Bookmark and Share

Notice: On April 23, 2014, Statalist moved from an email list to a forum, based at statalist.org.


[Date Prev][Date Next][Thread Prev][Thread Next][Date Index][Thread Index]

st: RE: Stata treatment of sort order


From   "Sarah Edgington" <[email protected]>
To   <[email protected]>
Subject   st: RE: Stata treatment of sort order
Date   Thu, 6 Mar 2014 12:14:04 -0800

Andrew,
In the example in your second question you're asking Stata to sort the data
on a variable on which it is already sorted.  In that case I would not
expect Stata to change the ordering of the data at all, with or without the
stable option.  Even though you're pasting in new data (so Stata has no
knowledge of the existing sort order) I would expect that the sorting
algorithm would do some checking of whether the data was already in the
order you requested.  Since it is already sorted in that order, I wouldn't
expect the data to be changed.  Admittedly that's just a guess since I don't
have any information on how Stata implements sorting, but it would explain
the behavior.  

However, you can see that if the data is NOT already sorted on the variable
of interest that the sort order does change over multiple sorts.  For
example, using the auto data, try to -sort price- then -sort foreign-.  If
you do this multiple times you'll note that the ordering is different after
-sort foreign-.

-Sarah


-----Original Message-----
From: [email protected]
[mailto:[email protected]] On Behalf Of Andrew Maurer
Sent: Thursday, March 06, 2014 11:36 AM
To: [email protected]
Subject: st: Stata treatment of sort order

Hi Statalist,

I'm wondering if anyone can help explain some details about Stata and
sorting

First, where does Stata hold information about current sort order?

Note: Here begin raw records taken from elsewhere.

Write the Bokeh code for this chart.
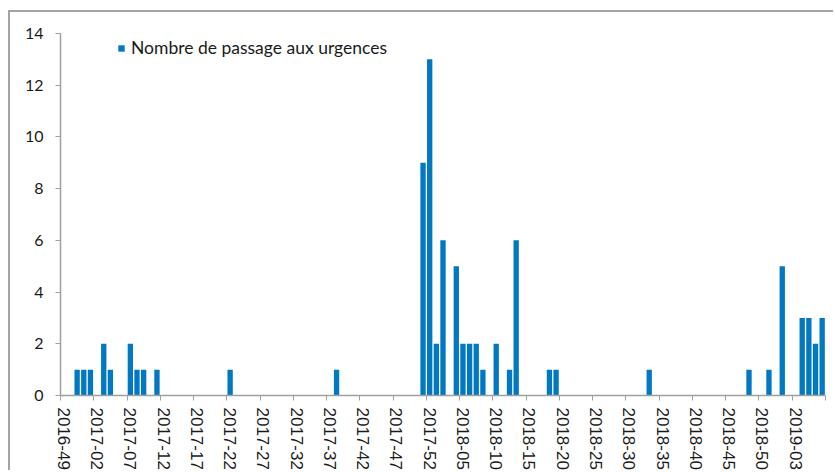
from bokeh.plotting import figure
from bokeh.models import FixedTicker, Range1d, Legend
from bokeh.embed import file_html
from bokeh.resources import INLINE

# ISO weeks from 2016-49 to 2019-07
weeks = (["2016-%02d" % w for w in range(49, 53)]
         + ["2017-%02d" % w for w in range(1, 53)]
         + ["2018-%02d" % w for w in range(1, 53)]
         + ["2019-%02d" % w for w in range(1, 8)])

passages = [
    0, 0, 1, 1, 1, 0, 2, 1, 0, 0,
    2, 1, 1, 0, 1, 0, 0, 0, 0, 0,
    0, 0, 0, 0, 0, 1, 0, 0, 0, 0,
    0, 0, 0, 0, 0, 0, 0, 0, 0, 0,
    0, 1, 0, 0, 0, 0, 0, 0, 0, 0,
    0, 0, 0, 0, 9, 13, 2, 6, 0, 5,
    2, 2, 2, 1, 0, 2, 0, 1, 6, 0,
    0, 0, 0, 1, 1, 0, 0, 0, 0, 0,
    0, 0, 0, 0, 0, 0, 0, 0, 1, 0,
    0, 0, 0, 0, 0, 0, 0, 0, 0, 0,
    0, 0, 0, 1, 0, 0, 1, 0, 5, 0,
    0, 3, 3, 2, 3,
]

label_step = 5
y_ticks = [0, 2, 4, 6, 8, 10, 12, 14]
series_name = "Nombre de passage aux urgences"

n = len(weeks)
centers = [i + 0.5 for i in range(n)]
label_idx = list(range(0, n, label_step))
major = [i + 0.5 for i in label_idx]
minor = list(range(0, n + 1, label_step))

p = figure(
    width=825, height=460,
    x_range=Range1d(0, n), y_range=Range1d(0, 14),
    output_backend="svg", toolbar_location=None,
    min_border_left=50, min_border_right=10, min_border_top=21, min_border_bottom=77,
)
p.margin = (10, 0, 0, 8)
p.styles = {"border-top": "2px solid #a3a3a3", "border-left": "2px solid #a3a3a3"}

r = p.vbar(x=centers, top=passages, width=0.8, fill_color="#0078c2", line_color=None)

p.xgrid.visible = False
p.ygrid.visible = False
p.outline_line_color = None

axis_col = "#a0a0a0"
text_col = "#1a1a1a"

xa = p.xaxis[0]
xa.ticker = FixedTicker(ticks=major, minor_ticks=minor)
xa.major_label_overrides = {c: weeks[i] for c, i in zip(major, label_idx)}
xa.major_label_orientation = "vertical"
xa.major_tick_line_color = None
xa.major_tick_out = 5
xa.major_tick_in = 0
xa.minor_tick_line_color = axis_col
xa.minor_tick_out = 5
xa.minor_tick_in = 0
xa.major_label_standoff = 7
xa.axis_line_color = axis_col
xa.axis_line_width = 1.5
xa.major_label_text_font = "Liberation Sans"
xa.major_label_text_font_size = "17px"
xa.major_label_text_color = text_col

ya = p.yaxis[0]
ya.ticker = FixedTicker(ticks=y_ticks)
ya.minor_tick_line_color = None
ya.major_tick_out = 5
ya.major_tick_in = 0
ya.major_tick_line_color = axis_col
ya.axis_line_color = axis_col
ya.axis_line_width = 1.5
ya.major_label_standoff = 12
ya.major_label_text_font = "Lato"
ya.major_label_text_font_size = "16px"
ya.major_label_text_color = text_col

legend = Legend(items=[(series_name, [r])], location=(57, 337),
                glyph_width=8, glyph_height=8, label_standoff=6,
                padding=2, margin=0, border_line_color=None,
                background_fill_alpha=0,
                label_text_font="Lato", label_text_font_size="17.5px",
                label_text_color=text_col)
p.add_layout(legend)

open("out.html", "w").write(file_html(p, INLINE))
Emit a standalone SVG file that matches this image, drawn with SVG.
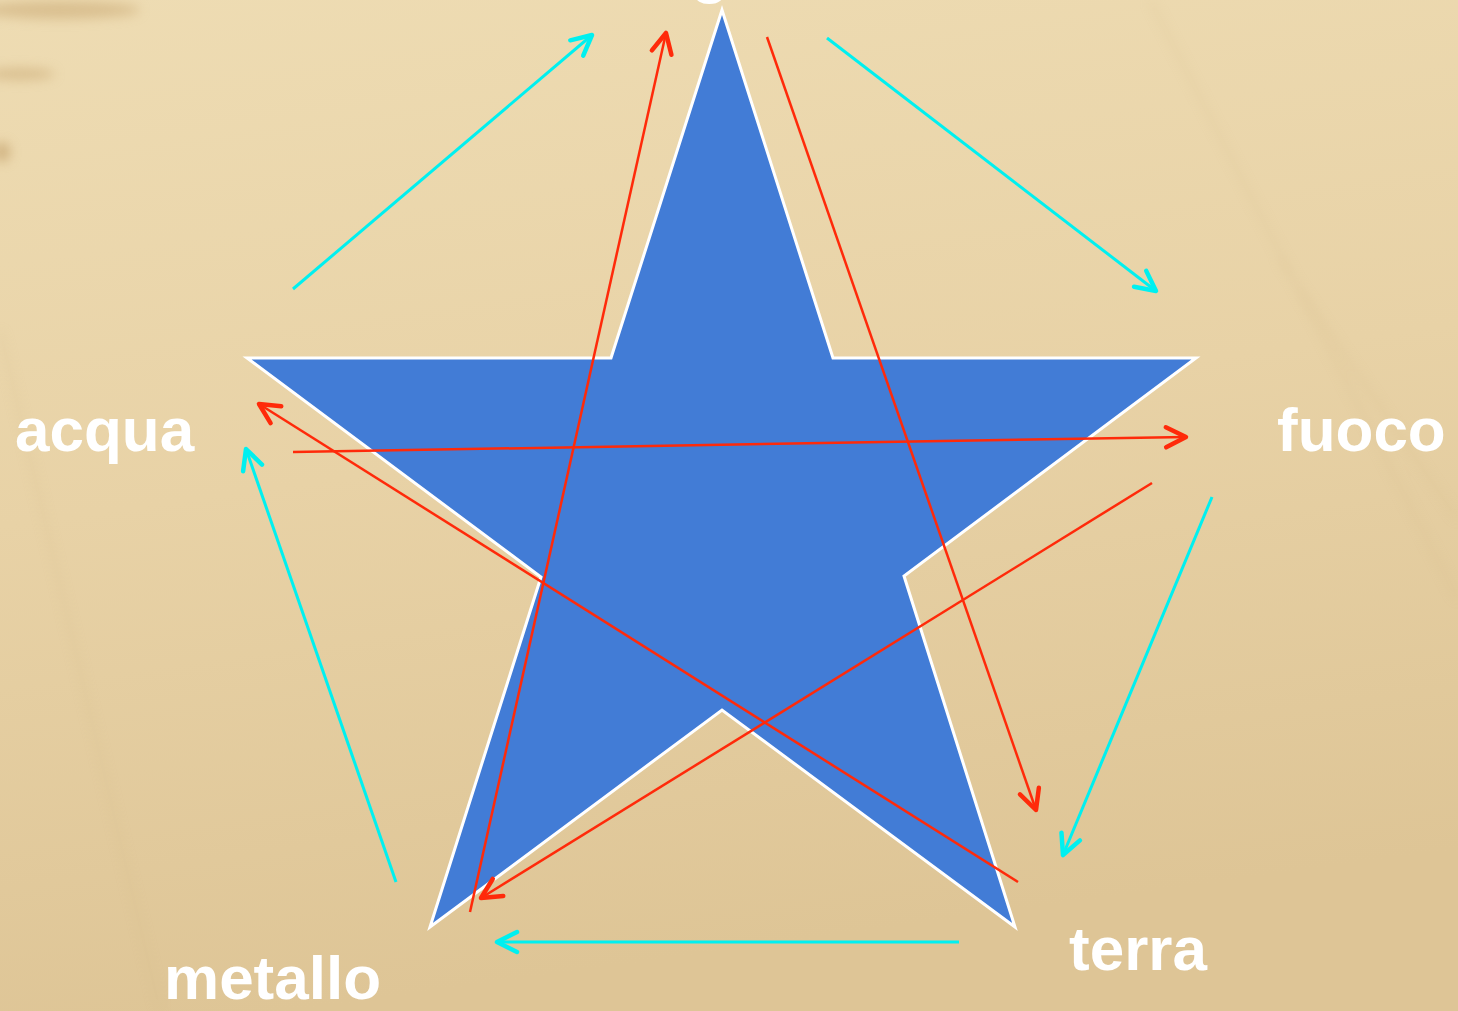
<svg xmlns="http://www.w3.org/2000/svg" width="1458" height="1011" viewBox="0 0 1458 1011">
<style>
.lbl{font-family:"Liberation Sans",Arial,sans-serif;font-weight:bold;font-size:62px;fill:#ffffff}
.cy{stroke:#00f0f0;stroke-width:3;fill:none}
.rd{stroke:#ff2a0a;stroke-width:2.5;fill:none}
</style>
<defs>
<linearGradient id="bg" x1="0" y1="0" x2="0.2" y2="1">
<stop offset="0" stop-color="#eedcb3"/>
<stop offset="0.5" stop-color="#e8d2a6"/>
<stop offset="1" stop-color="#dec596"/>
</linearGradient>
<filter id="blur" x="-50%" y="-50%" width="200%" height="200%"><feGaussianBlur stdDeviation="6"/></filter>
<marker id="ac" markerUnits="userSpaceOnUse" markerWidth="30" markerHeight="30" refX="22" refY="12" orient="auto" overflow="visible">
<path d="M2,2 L22,12 L2,22" fill="none" stroke="#00f0f0" stroke-width="4.5" stroke-linecap="round" stroke-linejoin="round"/>
</marker>
<marker id="ar" markerUnits="userSpaceOnUse" markerWidth="30" markerHeight="30" refX="22" refY="12" orient="auto" overflow="visible">
<path d="M2,2 L22,12 L2,22" fill="none" stroke="#ff2a0a" stroke-width="4.5" stroke-linecap="round" stroke-linejoin="round"/>
</marker>
</defs>
<rect width="1458" height="1011" fill="url(#bg)"/>
<g filter="url(#blur)" opacity="0.55">
<ellipse cx="60" cy="10" rx="80" ry="9" fill="#c9a873"/>
<ellipse cx="20" cy="74" rx="35" ry="6" fill="#c9a873"/>
<ellipse cx="2" cy="152" rx="8" ry="10" fill="#b8925a"/>
</g>
<g opacity="0.25" stroke="#c8ad7c" stroke-width="3" fill="none" filter="url(#blur)">
<path d="M0,330 L160,1011"/>
<path d="M1150,0 L1458,600"/>
<path d="M1280,260 L1458,520"/>
</g>
<g id="star">
<polygon points="722,10 833,358 1196,358 904,576 1015,927 722,710 430,927 541,577 247,358 611,358" fill="#427cd6" stroke="#ffffff" stroke-width="3"/>
</g>
<g id="connectors">
<line class="cy" x1="293" y1="289" x2="592" y2="35" marker-end="url(#ac)"/>
<line class="cy" x1="827" y1="38" x2="1156" y2="291" marker-end="url(#ac)"/>
<line class="cy" x1="1212" y1="497" x2="1063" y2="855" marker-end="url(#ac)"/>
<line class="cy" x1="959" y1="942" x2="497" y2="942" marker-end="url(#ac)"/>
<line class="cy" x1="396" y1="882" x2="246" y2="449" marker-end="url(#ac)"/>
<line class="rd" x1="470" y1="912" x2="666" y2="33" marker-end="url(#ar)"/>
<line class="rd" x1="767" y1="37" x2="1036" y2="810" marker-end="url(#ar)"/>
<line class="rd" x1="293" y1="452" x2="1186" y2="437" marker-end="url(#ar)"/>
<line class="rd" x1="1152" y1="483" x2="481" y2="898" marker-end="url(#ar)"/>
<line class="rd" x1="1018" y1="882" x2="259" y2="404" marker-end="url(#ar)"/>
</g>
<g id="legno"><text class="lbl" x="722" y="-9" text-anchor="middle">legno</text></g>
<g id="fuoco"><text class="lbl" x="1277" y="451">fuoco</text></g>
<g id="terra"><text class="lbl" x="1069" y="970">terra</text></g>
<g id="metallo"><text class="lbl" x="164" y="999">metallo</text></g>
<g id="acqua"><text class="lbl" x="15" y="451">acqua</text></g>
</svg>
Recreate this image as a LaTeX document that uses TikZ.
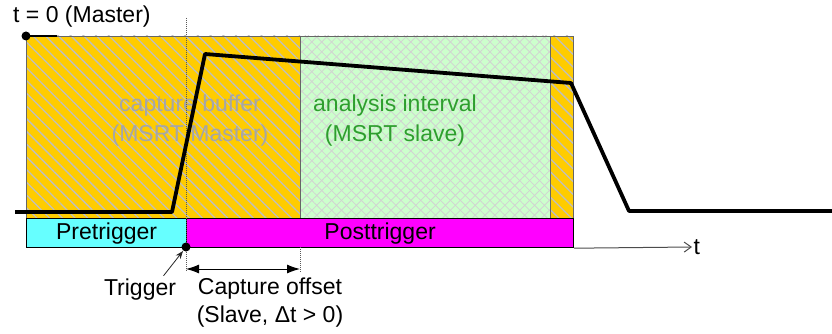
\documentclass[tikz,border=0pt]{standalone}
\usepackage{fontspec}
\setmainfont{Liberation Sans}
\usetikzlibrary{arrows.meta,patterns.meta}
\definecolor{bufyellow}{HTML}{FFCC00}
\definecolor{anagreen}{HTML}{CCFFCC}
\definecolor{pretrig}{HTML}{66FFFF}
\definecolor{posttrig}{HTML}{FF00FF}
\definecolor{labgreen}{HTML}{2E9E2E}

\begin{document}
\begin{tikzpicture}[x=1pt,y=-1pt,>=Stealth,every node/.style={font=\fontsize{23}{27}\selectfont}]
	\tikzset{
		hatch/.style={pattern={Lines[angle=-45,distance=9pt,line width=1.3pt]},pattern color=gray!50},
		cross/.style={pattern={Lines[angle=45,distance=7pt,line width=0.8pt]},pattern color=gray!35},
		cross2/.style={pattern={Lines[angle=-45,distance=7pt,line width=0.8pt]},pattern color=gray!35},
		bar/.style={draw,line width=1.2pt,anchor=north west,minimum height=29pt,inner sep=0pt},
	}
	\useasboundingbox (0,0) rectangle (832,334);

	\def\top{36}
	\def\bot{218}
	\coordinate (trig) at (186,247);

	% capture buffer and analysis interval
	\fill[bufyellow] (26,\top) rectangle (573,\bot);
	\path[hatch] (26,\top) rectangle (300,\bot);
	\path[hatch] (550,\top) rectangle (573,\bot);
	\fill[anagreen] (300,\top) rectangle (550,\bot);
	\path[cross] (300,\top) rectangle (550,\bot);
	\path[cross2] (300,\top) rectangle (550,\bot);
	\draw[gray!80!black,line width=0.8pt] (26,\top) rectangle (573,\bot);
	\draw[gray!80!black,line width=0.8pt] (300,\top) -- (300,\bot) (550,\top) -- (550,\bot);

	\node[gray!70,align=center,font=\fontsize{23}{30}\selectfont] (buf) at (190,121) {capture buffer\\(MSRT Master)};
	\node[labgreen,align=center,font=\fontsize{23}{30}\selectfont] (ana) at (395,121) {analysis interval\\(MSRT slave)};

	% pre / post trigger
	\node[bar,fill=pretrig,minimum width=160pt] (pre) at (26,\bot) {Pretrigger};
	\node[bar,fill=posttrig,minimum width=387pt] (post) at (186,\bot) {Posttrigger};
	\draw[-{Straight Barb[length=7pt,width=10pt]},gray!60!black,line width=1pt] (post.south east) -- (692,247) node[right,black,inner sep=1pt] (tax) {t};

	% trigger and offset
	\draw[gray!70!black,densely dotted,line width=1pt] (186,18) -- (186,272);
	\draw[gray!70!black,densely dotted,line width=1pt] (300,247) -- (300,272);
	\fill (trig) circle (4.5pt);
	\node (tlab) at (140,290) {Trigger};
	\draw[-{Stealth[length=8pt]},gray!30!black,line width=0.8pt] (tlab.north east) ++(-16,0) -- ([shift={(-3,4)}]trig);
	\coordinate (ofsA) at (186,269);
	\coordinate (ofsB) at (300,269);
	\draw[{Latex[length=13pt,width=9pt]}-{Latex[length=13pt,width=9pt]},line width=1pt] (ofsA) -- (ofsB);
	\node[align=center,font=\fontsize{23}{28}\selectfont] (ofs) at (270,303) {Capture offset\\(Slave, Δt > 0)};

	% master start
	\coordinate (t0) at (26,\top);
	\draw[line width=2pt] (t0) -- (57,\top);
	\fill (t0) circle (4.5pt);
	\node[anchor=west,inner sep=0pt] (t0lab) at (13,17) {t = 0 (Master)};

	% signal
	\draw[line width=3.8pt,line join=round] (15,212) -- (172,212) -- (205,54) -- (571,83) -- (629,211) -- (832,211);
\end{tikzpicture}
\end{document}
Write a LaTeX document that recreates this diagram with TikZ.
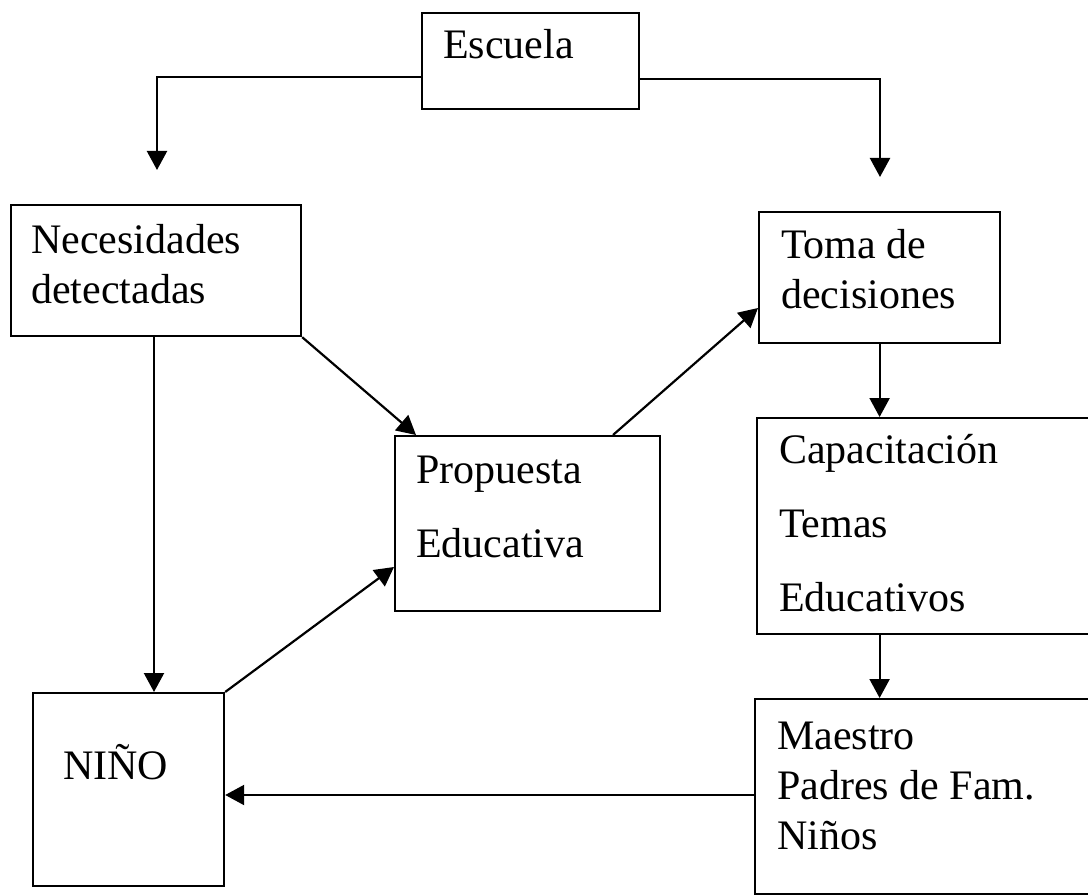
\documentclass[tikz,border=0pt]{standalone}
\usepackage{fontspec}
\setmainfont{Liberation Serif}
\usetikzlibrary{arrows.meta, calc, positioning}

\tikzset{
  caja/.style={draw, line width=2.2pt, anchor=north west, inner sep=0pt},
  texto/.style={inner sep=0pt, align=left, font=\fontsize{42}{50}\selectfont},
  textoamplio/.style={texto, font=\fontsize{42}{74}\selectfont},
  flecha/.style={line width=2.2pt, -{Triangle[length=19pt, width=20pt]}}
}

\begin{document}
\begin{tikzpicture}[x=1pt, y=-1pt]
  \useasboundingbox (0,0) rectangle (1088,896);

  % cajas
  \node[caja, minimum width=217, minimum height=96] (escuela) at (421,12) {};
  \node[caja, minimum width=290, minimum height=131] (necesidades) at (10,204) {};
  \node[caja, minimum width=241, minimum height=131] (toma) at (758,211) {};
  \node[caja, minimum width=265, minimum height=175] (propuesta) at (394,435) {};
  \node[caja, minimum width=340, minimum height=216] (capacitacion) at (756,417) {};
  \node[caja, minimum width=340, minimum height=195] (maestro) at (754,698) {};
  \node[caja, minimum width=191, minimum height=193] (ninio) at (32,692) {};

  % textos
  \node[texto, anchor=base west] (tescuela) at (443,59) {Escuela};
  \node[texto, anchor=north west] (tnecesidades) at (31,224) {Necesidades\\detectadas};
  \node[texto, anchor=north west] (ttoma) at (781,229) {Toma de\\decisiones};
  \node[textoamplio, anchor=north west] (tpropuesta) at (416,456) {Propuesta\\Educativa};
  \node[textoamplio, anchor=north west] (tcapacitacion) at (779,434) {Capacitación\\Temas\\Educativos};
  \node[texto, anchor=north west] (tmaestro) at (777,722) {Maestro\\Padres de Fam.\\Niños};
  \node[texto, anchor=base west] (tninio) at (63,779) {NIÑO};

  % flechas
  \coordinate (finnec) at (157,170);
  \coordinate (fintoma) at (880,177);
  \draw[flecha] ($(escuela.west)+(0,16)$) -| (finnec);
  \draw[flecha] ($(escuela.east)+(0,18)$) -| (fintoma);
  \draw[flecha] (necesidades.south -| 154,0) -- (ninio.north -| 154,0);
  \draw[flecha] (necesidades.south east) -- ($(propuesta.north west)+(22,0)$);
  \draw[flecha] ($(propuesta.north west)+(219,0)$) -- ($(toma.north west)+(0,97)$);
  \draw[flecha] (toma.south) -- (toma.south |- capacitacion.north);
  \draw[flecha] (capacitacion.south -| toma.south) -- (toma.south |- maestro.north);
  \draw[flecha] (maestro.west |- 0,795) -- (ninio.east |- 0,795);
  \draw[flecha] (ninio.north east) -- ($(propuesta.north west)+(0,132)$);

\end{tikzpicture}
\end{document}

Ie, the
extended macro function --`: sortedby'-- returns the current sort order.
However, looking at --char dir-- and --macro dir-- I don't see the
information there. In particular, I want to overwrite the value, so that
--`: sortedby'-- will return the value that I insert. One use might be if I
-infile-, and I already know the sort order of the data, but don't want to
have to run sort just to populate `: sortedby'. (In --help dta--, I see
where it's stored in a physical dta file [<sortlist>sortlist</sortlist>],
but it doesn't explain where it is put in memory.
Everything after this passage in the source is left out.